● **What you need to do**: Copy the listing below in full and skip every picture.

● **Dataset extract**:
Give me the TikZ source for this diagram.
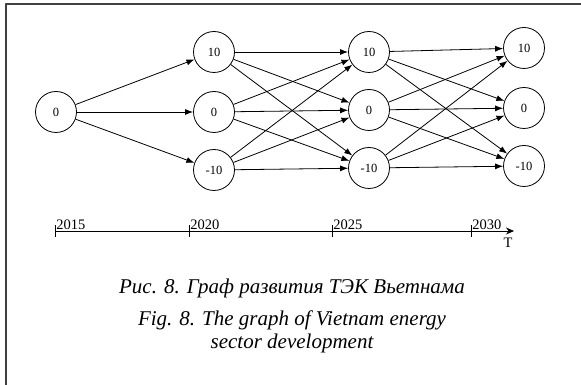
\documentclass[tikz,border=0pt]{standalone}
\usepackage{fontspec}
\setmainfont{Liberation Serif}
\usetikzlibrary{arrows.meta}
\usetikzlibrary{shapes}

\begin{document}
\begin{tikzpicture}[>={Latex[length=8bp,width=6bp]},line join=bevel,line width=0.8bp,
  state/.style={draw,circle,minimum size=41bp,inner sep=0pt,font=\fontsize{12.5bp}{14bp}\selectfont},
  year/.style={anchor=south west,inner sep=1bp,font=\fontsize{14.5bp}{16bp}\selectfont}]
\useasboundingbox (0bp,0bp) rectangle (581bp,385bp);
%% frame
\draw [line width=1.6bp,black!75] (6bp,0bp) -- (6bp,381bp) -- (581bp,381bp);
%%
\node (node_0) at (56bp,273bp) [state] {0};
  \node (node_1) at (214bp,333bp) [state] {10};
  \node (node_2) at (214bp,273bp) [state] {0};
  \node (node_3) at (214bp,215bp) [state] {-10};
  \node (node_4) at (369bp,333bp) [state] {10};
  \node (node_5) at (369bp,275bp) [state] {0};
  \node (node_6) at (369bp,217bp) [state] {-10};
  \node (node_7) at (524bp,337bp) [state] {10};
  \node (node_8) at (524bp,277bp) [state] {0};
  \node (node_9) at (524bp,219bp) [state] {-10};
  \draw [black,->] (node_0) -- (node_1);
  \draw [black,->] (node_0) -- (node_2);
  \draw [black,->] (node_0) -- (node_3);
  \draw [black,->] (node_1) -- (node_4);
  \draw [black,->] (node_1) -- (node_5);
  \draw [black,->] (node_1) -- (node_6);
  \draw [black,->] (node_2) -- (node_4);
  \draw [black,->] (node_2) -- (node_5);
  \draw [black,->] (node_2) -- (node_6);
  \draw [black,->] (node_3) -- (node_4);
  \draw [black,->] (node_3) -- (node_5);
  \draw [black,->] (node_3) -- (node_6);
  \draw [black,->] (node_4) -- (node_7);
  \draw [black,->] (node_4) -- (node_8);
  \draw [black,->] (node_4) -- (node_9);
  \draw [black,->] (node_5) -- (node_7);
  \draw [black,->] (node_5) -- (node_8);
  \draw [black,->] (node_5) -- (node_9);
  \draw [black,->] (node_6) -- (node_7);
  \draw [black,->] (node_6) -- (node_8);
  \draw [black,->] (node_6) -- (node_9);
%% time axis
\coordinate (t_0) at (55bp,154bp);
  \coordinate (t_1) at (189bp,154bp);
  \coordinate (t_2) at (332bp,154bp);
  \coordinate (t_3) at (471bp,154bp);
  \coordinate (t_end) at (514bp,154bp);
  \draw [black,-{Stealth[length=8bp,width=7bp]}] (t_0) -- (t_end);
  \draw [black] ([yshift=-6bp]t_0) -- ([yshift=6bp]t_0);
  \draw [black] ([yshift=-6bp]t_1) -- ([yshift=6bp]t_1);
  \draw [black] ([yshift=-6bp]t_2) -- ([yshift=6bp]t_2);
  \draw [black] ([yshift=-6bp]t_3) -- ([yshift=6bp]t_3);
  \node (y_0) at (t_0) [year] {2015};
  \node (y_1) at (t_1) [year] {2020};
  \node (y_2) at (t_2) [year] {2025};
  \node (y_3) at (t_3) [year] {2030};
  \node (t_lab) at ([xshift=-6bp,yshift=-12bp]t_end) [font=\fontsize{14.5bp}{16bp}\selectfont] {T};
%% caption
\node (cap_ru) at (292bp,97bp) [font=\fontsize{21bp}{24bp}\selectfont\itshape] {Рис. 8. Граф развития ТЭК Вьетнама};
  \node (cap_en) at (292bp,53bp) [align=center,font=\fontsize{21bp}{23bp}\selectfont\itshape] {Fig. 8. The graph of Vietnam energy\\sector development};
%
\end{tikzpicture}
\end{document}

● **Response to the exercise**:
Give me the TikZ source for this diagram.
\documentclass[tikz,border=0pt]{standalone}
\usepackage{fontspec}
\setmainfont{Liberation Serif}
\usetikzlibrary{arrows.meta}
\usetikzlibrary{shapes}

\begin{document}
\begin{tikzpicture}[>={Latex[length=8bp,width=6bp]},line join=bevel,line width=0.8bp,
  state/.style={draw,circle,minimum size=41bp,inner sep=0pt,font=\fontsize{12.5bp}{14bp}\selectfont},
  year/.style={anchor=south west,inner sep=1bp,font=\fontsize{14.5bp}{16bp}\selectfont}]
\useasboundingbox (0bp,0bp) rectangle (581bp,385bp);
%% frame
\draw [line width=1.6bp,black!75] (6bp,0bp) -- (6bp,381bp) -- (581bp,381bp);
%%
\node (node_0) at (56bp,273bp) [state] {0};
  \node (node_1) at (214bp,333bp) [state] {10};
  \node (node_2) at (214bp,273bp) [state] {0};
  \node (node_3) at (214bp,215bp) [state] {-10};
  \node (node_4) at (369bp,333bp) [state] {10};
  \node (node_5) at (369bp,275bp) [state] {0};
  \node (node_6) at (369bp,217bp) [state] {-10};
  \node (node_7) at (524bp,337bp) [state] {10};
  \node (node_8) at (524bp,277bp) [state] {0};
  \node (node_9) at (524bp,219bp) [state] {-10};
  \draw [black,->] (node_0) -- (node_1);
  \draw [black,->] (node_0) -- (node_2);
  \draw [black,->] (node_0) -- (node_3);
  \draw [black,->] (node_1) -- (node_4);
  \draw [black,->] (node_1) -- (node_5);
  \draw [black,->] (node_1) -- (node_6);
  \draw [black,->] (node_2) -- (node_4);
  \draw [black,->] (node_2) -- (node_5);
  \draw [black,->] (node_2) -- (node_6);
  \draw [black,->] (node_3) -- (node_4);
  \draw [black,->] (node_3) -- (node_5);
  \draw [black,->] (node_3) -- (node_6);
  \draw [black,->] (node_4) -- (node_7);
  \draw [black,->] (node_4) -- (node_8);
  \draw [black,->] (node_4) -- (node_9);
  \draw [black,->] (node_5) -- (node_7);
  \draw [black,->] (node_5) -- (node_8);
  \draw [black,->] (node_5) -- (node_9);
  \draw [black,->] (node_6) -- (node_7);
  \draw [black,->] (node_6) -- (node_8);
  \draw [black,->] (node_6) -- (node_9);
%% time axis
\coordinate (t_0) at (55bp,154bp);
  \coordinate (t_1) at (189bp,154bp);
  \coordinate (t_2) at (332bp,154bp);
  \coordinate (t_3) at (471bp,154bp);
  \coordinate (t_end) at (514bp,154bp);
  \draw [black,-{Stealth[length=8bp,width=7bp]}] (t_0) -- (t_end);
  \draw [black] ([yshift=-6bp]t_0) -- ([yshift=6bp]t_0);
  \draw [black] ([yshift=-6bp]t_1) -- ([yshift=6bp]t_1);
  \draw [black] ([yshift=-6bp]t_2) -- ([yshift=6bp]t_2);
  \draw [black] ([yshift=-6bp]t_3) -- ([yshift=6bp]t_3);
  \node (y_0) at (t_0) [year] {2015};
  \node (y_1) at (t_1) [year] {2020};
  \node (y_2) at (t_2) [year] {2025};
  \node (y_3) at (t_3) [year] {2030};
  \node (t_lab) at ([xshift=-6bp,yshift=-12bp]t_end) [font=\fontsize{14.5bp}{16bp}\selectfont] {T};
%% caption
\node (cap_ru) at (292bp,97bp) [font=\fontsize{21bp}{24bp}\selectfont\itshape] {Рис. 8. Граф развития ТЭК Вьетнама};
  \node (cap_en) at (292bp,53bp) [align=center,font=\fontsize{21bp}{23bp}\selectfont\itshape] {Fig. 8. The graph of Vietnam energy\\sector development};
%
\end{tikzpicture}
\end{document}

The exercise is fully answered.